GOAL: Search the listing below for "Output". Copy each matching line.

DATA:
● ● ● ● ●

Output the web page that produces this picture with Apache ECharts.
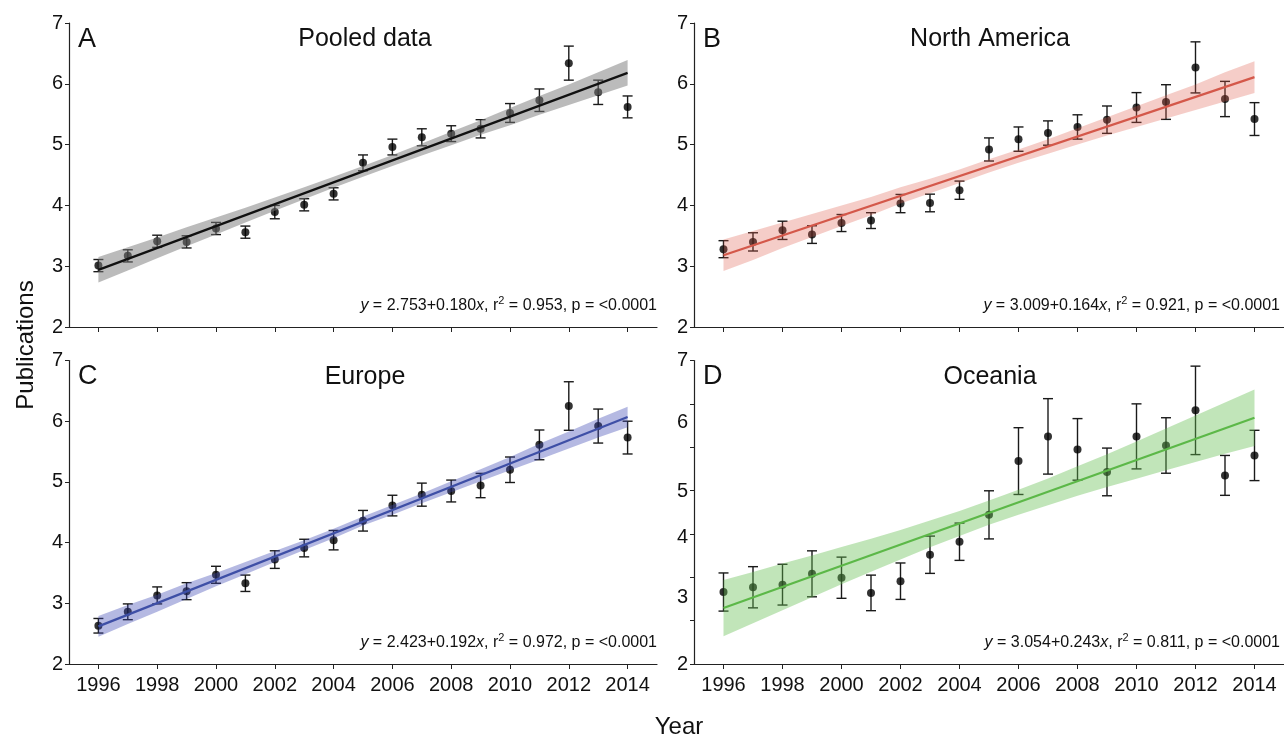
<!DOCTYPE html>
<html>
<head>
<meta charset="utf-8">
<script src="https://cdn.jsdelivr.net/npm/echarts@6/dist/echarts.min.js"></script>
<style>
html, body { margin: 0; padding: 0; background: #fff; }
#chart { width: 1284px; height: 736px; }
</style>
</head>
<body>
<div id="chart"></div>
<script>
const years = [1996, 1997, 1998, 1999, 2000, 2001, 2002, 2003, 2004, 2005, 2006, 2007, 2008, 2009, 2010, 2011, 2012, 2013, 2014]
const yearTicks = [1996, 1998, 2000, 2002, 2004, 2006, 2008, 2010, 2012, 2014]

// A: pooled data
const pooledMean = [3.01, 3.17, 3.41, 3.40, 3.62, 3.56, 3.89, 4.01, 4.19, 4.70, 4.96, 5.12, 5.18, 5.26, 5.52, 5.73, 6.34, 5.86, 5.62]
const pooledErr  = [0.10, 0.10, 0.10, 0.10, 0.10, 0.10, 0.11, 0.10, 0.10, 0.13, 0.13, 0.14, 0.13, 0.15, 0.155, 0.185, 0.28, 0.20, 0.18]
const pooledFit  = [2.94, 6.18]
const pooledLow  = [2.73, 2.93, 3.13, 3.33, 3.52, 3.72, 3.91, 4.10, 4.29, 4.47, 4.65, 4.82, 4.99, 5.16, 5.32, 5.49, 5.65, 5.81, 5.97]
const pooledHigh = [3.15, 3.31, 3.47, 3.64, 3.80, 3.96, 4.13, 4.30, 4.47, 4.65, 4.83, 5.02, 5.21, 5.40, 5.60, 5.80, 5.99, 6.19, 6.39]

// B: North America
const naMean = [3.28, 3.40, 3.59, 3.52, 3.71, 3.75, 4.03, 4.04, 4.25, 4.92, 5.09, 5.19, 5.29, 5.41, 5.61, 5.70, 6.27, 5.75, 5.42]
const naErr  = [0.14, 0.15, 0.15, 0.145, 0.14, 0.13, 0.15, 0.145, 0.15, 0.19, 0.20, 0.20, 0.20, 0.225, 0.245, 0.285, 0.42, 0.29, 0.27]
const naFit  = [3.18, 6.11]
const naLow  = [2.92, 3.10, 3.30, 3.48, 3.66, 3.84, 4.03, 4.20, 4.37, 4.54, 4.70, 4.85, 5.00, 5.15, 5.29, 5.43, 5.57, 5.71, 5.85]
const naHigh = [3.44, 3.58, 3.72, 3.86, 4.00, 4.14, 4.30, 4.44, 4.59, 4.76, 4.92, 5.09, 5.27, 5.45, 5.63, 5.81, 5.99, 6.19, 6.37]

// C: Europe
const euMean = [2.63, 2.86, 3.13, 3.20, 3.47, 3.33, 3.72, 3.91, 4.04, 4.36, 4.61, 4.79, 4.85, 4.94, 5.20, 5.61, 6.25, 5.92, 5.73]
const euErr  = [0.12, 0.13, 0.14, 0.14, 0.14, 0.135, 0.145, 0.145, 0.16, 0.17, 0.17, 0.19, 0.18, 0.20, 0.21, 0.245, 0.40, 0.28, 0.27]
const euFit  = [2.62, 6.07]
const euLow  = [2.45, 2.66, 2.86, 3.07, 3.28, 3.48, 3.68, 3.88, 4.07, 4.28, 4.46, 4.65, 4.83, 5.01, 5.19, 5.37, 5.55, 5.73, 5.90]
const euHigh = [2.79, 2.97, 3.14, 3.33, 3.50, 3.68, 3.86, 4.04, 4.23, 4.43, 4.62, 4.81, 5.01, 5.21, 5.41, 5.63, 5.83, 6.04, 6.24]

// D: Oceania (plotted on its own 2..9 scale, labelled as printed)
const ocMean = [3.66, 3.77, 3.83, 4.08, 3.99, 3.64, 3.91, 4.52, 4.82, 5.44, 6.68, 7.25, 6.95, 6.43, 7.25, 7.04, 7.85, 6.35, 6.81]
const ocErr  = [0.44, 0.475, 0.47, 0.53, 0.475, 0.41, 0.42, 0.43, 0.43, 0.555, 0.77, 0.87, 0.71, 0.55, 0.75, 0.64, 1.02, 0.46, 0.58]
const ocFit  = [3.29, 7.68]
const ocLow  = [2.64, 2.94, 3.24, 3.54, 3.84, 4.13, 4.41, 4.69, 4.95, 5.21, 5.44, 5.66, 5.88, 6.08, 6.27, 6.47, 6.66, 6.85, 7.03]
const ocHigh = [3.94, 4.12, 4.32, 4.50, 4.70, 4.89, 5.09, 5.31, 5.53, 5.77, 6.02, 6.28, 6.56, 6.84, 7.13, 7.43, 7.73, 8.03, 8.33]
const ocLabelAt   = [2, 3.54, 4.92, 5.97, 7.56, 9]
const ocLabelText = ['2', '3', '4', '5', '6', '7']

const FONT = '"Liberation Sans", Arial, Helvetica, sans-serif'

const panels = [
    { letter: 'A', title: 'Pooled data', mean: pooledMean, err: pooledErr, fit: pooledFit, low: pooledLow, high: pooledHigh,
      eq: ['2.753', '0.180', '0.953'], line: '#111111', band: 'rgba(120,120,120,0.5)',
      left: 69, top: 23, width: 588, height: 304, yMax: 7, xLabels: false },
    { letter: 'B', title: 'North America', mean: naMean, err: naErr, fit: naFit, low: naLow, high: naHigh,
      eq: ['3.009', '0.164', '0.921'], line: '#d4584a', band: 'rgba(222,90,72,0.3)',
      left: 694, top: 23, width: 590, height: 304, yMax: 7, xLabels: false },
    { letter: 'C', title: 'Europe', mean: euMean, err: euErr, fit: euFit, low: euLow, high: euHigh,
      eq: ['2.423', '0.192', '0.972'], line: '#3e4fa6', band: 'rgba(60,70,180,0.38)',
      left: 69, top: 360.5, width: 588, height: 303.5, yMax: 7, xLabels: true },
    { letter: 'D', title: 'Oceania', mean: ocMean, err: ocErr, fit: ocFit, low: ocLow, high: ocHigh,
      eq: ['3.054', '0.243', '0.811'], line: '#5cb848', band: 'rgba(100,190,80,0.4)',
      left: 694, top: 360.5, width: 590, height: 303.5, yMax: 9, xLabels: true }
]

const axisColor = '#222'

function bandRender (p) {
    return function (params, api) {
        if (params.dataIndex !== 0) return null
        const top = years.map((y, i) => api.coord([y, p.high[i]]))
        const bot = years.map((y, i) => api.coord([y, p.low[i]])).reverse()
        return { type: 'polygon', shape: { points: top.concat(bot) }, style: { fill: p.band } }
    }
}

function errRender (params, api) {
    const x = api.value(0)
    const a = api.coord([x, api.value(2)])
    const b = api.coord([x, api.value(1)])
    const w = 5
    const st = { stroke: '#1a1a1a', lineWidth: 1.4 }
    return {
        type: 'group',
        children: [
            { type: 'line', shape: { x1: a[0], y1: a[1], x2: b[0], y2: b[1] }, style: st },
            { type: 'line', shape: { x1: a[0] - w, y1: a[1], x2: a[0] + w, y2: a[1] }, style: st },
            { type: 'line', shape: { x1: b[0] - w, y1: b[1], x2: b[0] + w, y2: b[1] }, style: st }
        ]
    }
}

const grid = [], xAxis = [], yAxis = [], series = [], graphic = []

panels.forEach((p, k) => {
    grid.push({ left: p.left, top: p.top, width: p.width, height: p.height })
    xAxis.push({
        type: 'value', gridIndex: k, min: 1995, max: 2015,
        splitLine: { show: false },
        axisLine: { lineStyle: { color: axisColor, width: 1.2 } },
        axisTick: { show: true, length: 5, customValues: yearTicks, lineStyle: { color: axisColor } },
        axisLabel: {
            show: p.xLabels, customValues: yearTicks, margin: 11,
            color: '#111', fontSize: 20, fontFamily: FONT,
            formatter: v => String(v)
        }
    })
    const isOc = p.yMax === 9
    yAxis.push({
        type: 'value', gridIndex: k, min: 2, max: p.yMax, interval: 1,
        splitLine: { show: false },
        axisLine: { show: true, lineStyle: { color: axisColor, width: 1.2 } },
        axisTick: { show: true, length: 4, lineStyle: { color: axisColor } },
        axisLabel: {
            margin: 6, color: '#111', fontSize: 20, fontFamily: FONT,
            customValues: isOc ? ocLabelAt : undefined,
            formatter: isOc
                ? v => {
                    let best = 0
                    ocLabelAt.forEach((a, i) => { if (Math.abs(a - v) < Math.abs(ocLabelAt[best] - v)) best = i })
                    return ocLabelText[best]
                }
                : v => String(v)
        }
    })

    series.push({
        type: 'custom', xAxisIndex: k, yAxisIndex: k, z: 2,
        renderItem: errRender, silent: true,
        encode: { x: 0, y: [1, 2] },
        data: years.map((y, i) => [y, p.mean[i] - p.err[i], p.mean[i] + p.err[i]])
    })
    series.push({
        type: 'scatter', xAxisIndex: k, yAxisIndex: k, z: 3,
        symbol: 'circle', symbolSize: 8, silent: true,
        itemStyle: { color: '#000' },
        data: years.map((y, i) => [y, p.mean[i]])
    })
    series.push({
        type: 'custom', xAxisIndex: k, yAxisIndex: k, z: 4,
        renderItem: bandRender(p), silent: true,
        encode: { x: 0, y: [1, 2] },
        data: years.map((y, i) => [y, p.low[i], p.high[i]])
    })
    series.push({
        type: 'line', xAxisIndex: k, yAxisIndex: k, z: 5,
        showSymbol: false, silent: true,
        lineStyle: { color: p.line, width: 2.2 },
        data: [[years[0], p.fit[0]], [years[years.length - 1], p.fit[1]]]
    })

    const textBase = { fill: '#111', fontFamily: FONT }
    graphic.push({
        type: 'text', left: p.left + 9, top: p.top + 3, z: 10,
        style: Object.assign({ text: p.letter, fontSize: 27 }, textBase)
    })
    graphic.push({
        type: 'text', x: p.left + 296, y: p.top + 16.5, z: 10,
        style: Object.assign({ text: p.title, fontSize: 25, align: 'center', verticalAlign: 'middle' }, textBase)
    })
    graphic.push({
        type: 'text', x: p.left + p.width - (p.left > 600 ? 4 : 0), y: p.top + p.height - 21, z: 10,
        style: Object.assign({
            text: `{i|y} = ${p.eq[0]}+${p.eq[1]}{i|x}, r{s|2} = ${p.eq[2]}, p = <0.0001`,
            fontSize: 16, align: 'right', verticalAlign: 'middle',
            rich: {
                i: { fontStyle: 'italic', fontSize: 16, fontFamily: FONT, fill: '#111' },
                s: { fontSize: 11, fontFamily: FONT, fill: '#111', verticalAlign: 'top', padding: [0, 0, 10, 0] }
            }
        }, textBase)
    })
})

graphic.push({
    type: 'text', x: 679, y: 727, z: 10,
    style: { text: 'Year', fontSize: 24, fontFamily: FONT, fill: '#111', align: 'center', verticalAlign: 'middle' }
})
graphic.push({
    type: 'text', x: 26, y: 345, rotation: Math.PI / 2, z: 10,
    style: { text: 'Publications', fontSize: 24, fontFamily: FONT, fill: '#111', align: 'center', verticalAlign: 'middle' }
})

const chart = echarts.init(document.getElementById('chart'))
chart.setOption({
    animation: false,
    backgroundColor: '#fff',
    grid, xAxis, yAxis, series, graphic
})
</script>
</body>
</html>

● ● ● ● ●

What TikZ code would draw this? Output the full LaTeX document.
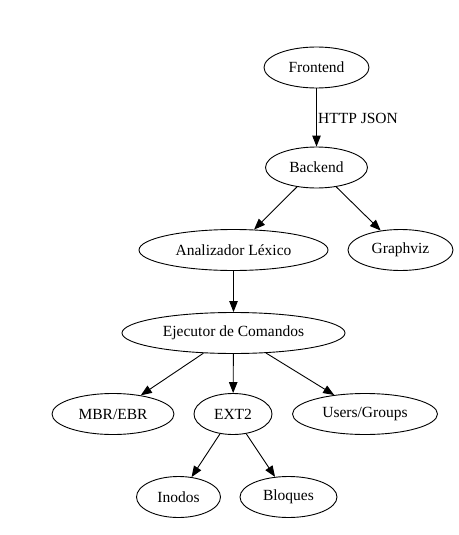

● ● ● ● ●

TASK SOLUTION:
Output the web page that produces this picture with Apache ECharts.
What TikZ code would draw this? Output the full LaTeX document.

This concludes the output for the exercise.